Command source() allows to load commands not only from local file but also from Internet. You only need to replace file name with URL.
References
1. By the way, if you want the Euler number, e, type exp(1).
2. And also like editor which is embedded into R for Windows or into R macOS GUI, or the editor from rite R package, but not office software like MS Word or Excel!
3. Yet another possibility is to set working directory in preferences (this is quite different between op- erating systems) but this is not the best solution because you might (and likely will) want different working directories for different tasks.
4. There is rio package which can determine the structure of data.
5. Again, download it from Internet to data subdirectory first. Alternatively, replace subdirectory with URL and load it into R directly—of course, after you check the structure.
6. On macOS, type Enter twice.
7. With commands dput() and dget(), R also saves and loads textual representations of objects.
8. This is a bit similar to the joke about mathematician who, in order to boil the kettle full with water, would empty it first and therefore reduce the problem to one which was already solved!

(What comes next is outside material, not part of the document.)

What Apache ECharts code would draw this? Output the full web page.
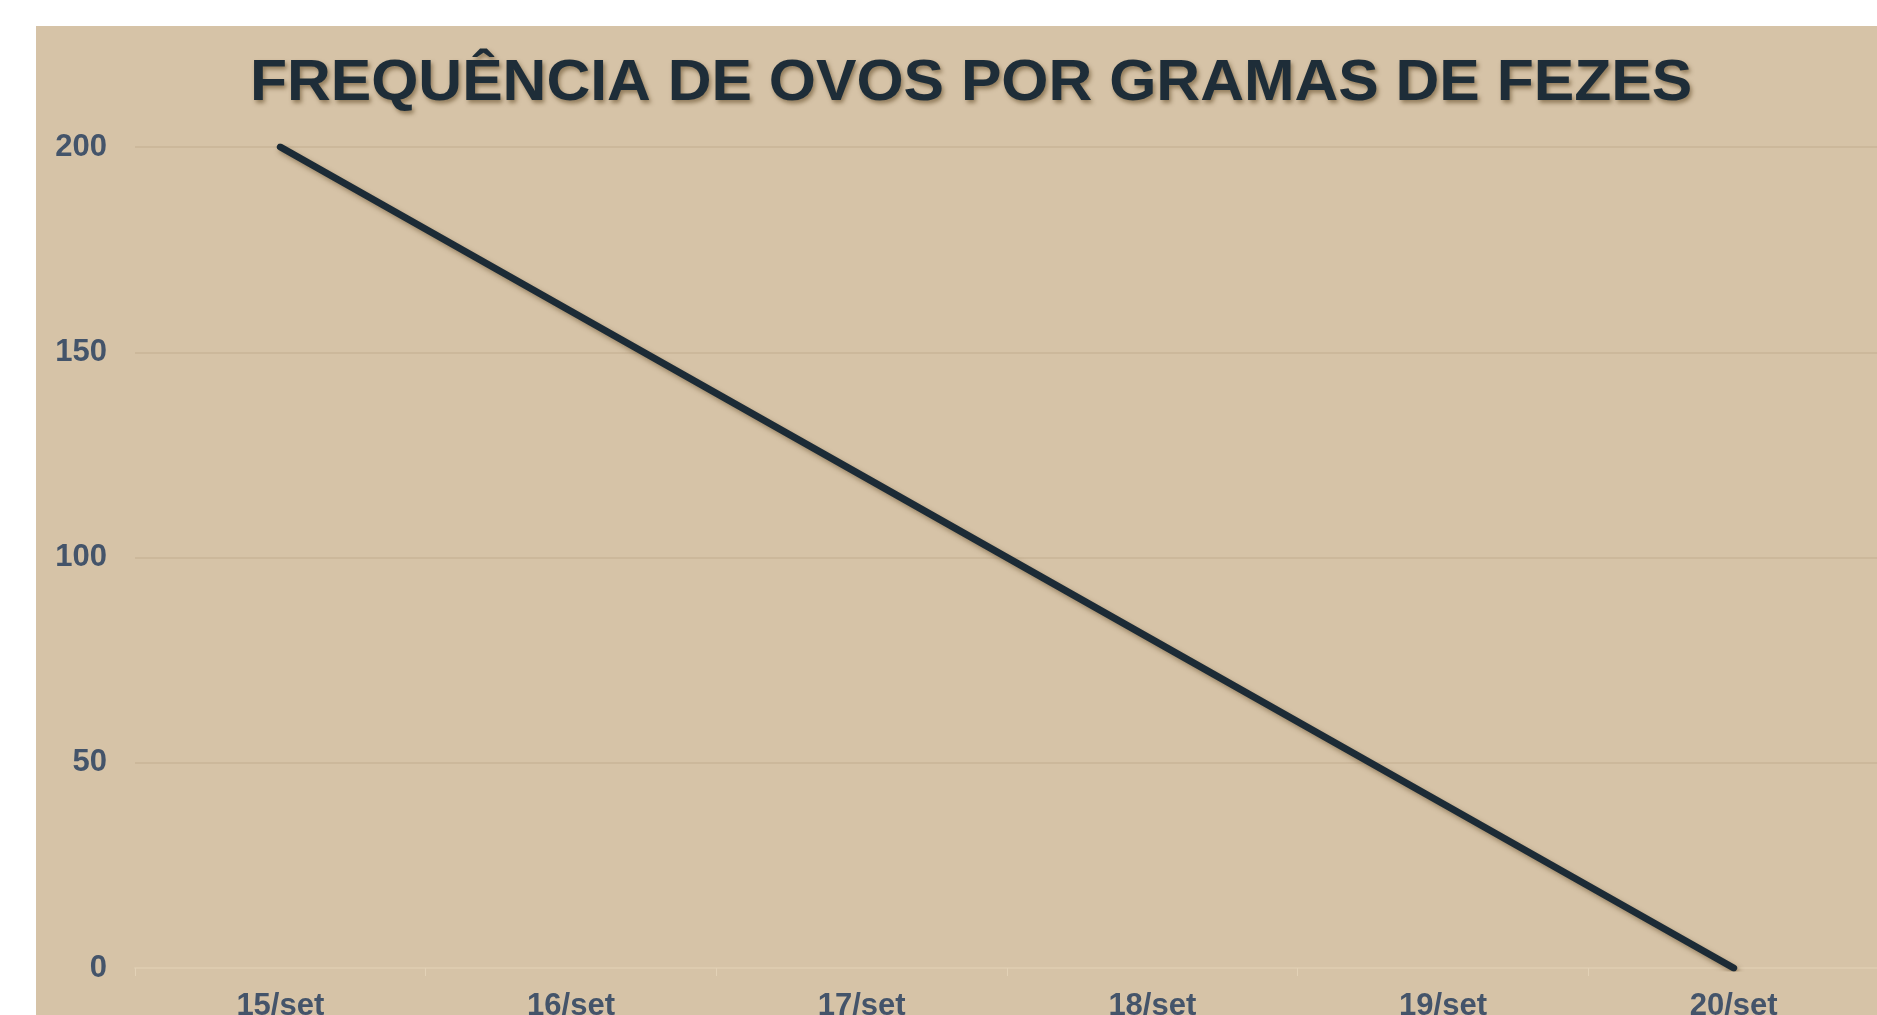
<!DOCTYPE html>
<html>
<head>
<meta charset="utf-8">
<script src="https://cdn.jsdelivr.net/npm/echarts@6/dist/echarts.min.js"></script>
<style>
html,body{margin:0;padding:0;background:#ffffff;width:1877px;height:1015px;overflow:hidden;}
#chart{position:absolute;left:36px;top:26px;width:1841px;height:989px;}
</style>
</head>
<body>
<div id="chart"></div>
<script>
const titleText = 'FREQUÊNCIA DE OVOS POR GRAMAS DE FEZES';
const categories = ['15/set', '16/set', '17/set', '18/set', '19/set', '20/set'];
const opgValues = [200, 160, 120, 80, 40, 0];
const yTicks = [0, 50, 100, 150, 200];

const chart = echarts.init(document.getElementById('chart'), null, {renderer: 'canvas'});
chart.setOption({
  backgroundColor: '#d6c3a7',
  animation: false,
  graphic: [{
    type: 'text',
    x: 935,
    y: 58,
    scaleX: 1.064,
    z: 10,
    style: {
      text: titleText,
      fontFamily: 'Liberation Sans, Arial, sans-serif',
      fontSize: 57,
      fontWeight: 'bold',
      fill: '#1e2d38',
      align: 'center',
      verticalAlign: 'middle',
      textShadowColor: 'rgba(90,65,30,0.55)',
      textShadowBlur: 4,
      textShadowOffsetX: 2,
      textShadowOffsetY: 3
    }
  }],
  grid: {left: 99, right: -2, top: 121, bottom: 47, containLabel: false, outerBoundsMode: 'none'},
  xAxis: {
    type: 'category',
    data: categories,
    boundaryGap: true,
    axisLine: {show: true, lineStyle: {color: '#e2d1b6', width: 1.5}},
    axisTick: {show: true, length: 8, lineStyle: {color: '#e2d1b6'}},
    axisLabel: {
      margin: 23,
      fontFamily: 'Liberation Sans, Arial, sans-serif',
      fontSize: 31,
      fontWeight: 'bold',
      color: '#44546a'
    }
  },
  yAxis: {
    type: 'value',
    min: yTicks[0],
    max: yTicks[yTicks.length - 1],
    interval: 50,
    axisLine: {show: false},
    axisTick: {show: false},
    splitLine: {show: true, lineStyle: {color: '#c8b597', width: 1.5}},
    axisLabel: {
      margin: 28,
      fontFamily: 'Liberation Sans, Arial, sans-serif',
      fontSize: 31,
      fontWeight: 'bold',
      color: '#44546a'
    }
  },
  series: [{
    type: 'line',
    data: opgValues,
    symbol: 'none',
    smooth: false,
    lineStyle: {
      color: '#1c2b36',
      width: 7,
      cap: 'round',
      join: 'round',
      shadowColor: 'rgba(90,65,30,0.5)',
      shadowBlur: 5,
      shadowOffsetX: 2,
      shadowOffsetY: 3
    },
    z: 5
  }]
});
</script>
</body>
</html>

9. If, by chance, it started and you have no idea how to quit, press uppercase ZQ.
10. Within nano, use Ctrl+O to save your edits and Ctrl+X to exit.
11. Does not work on graphical macOS.
12. Under graphical macOS, this command is not accessible, and you need to use application menu.
13. You can also use savehistory() command to make a “starter” script.
14. On Windows and macOS, this will open internal editor; on Linux, it is better to set editor option manually,e.g.,file.edit("hello.r", editor="geany").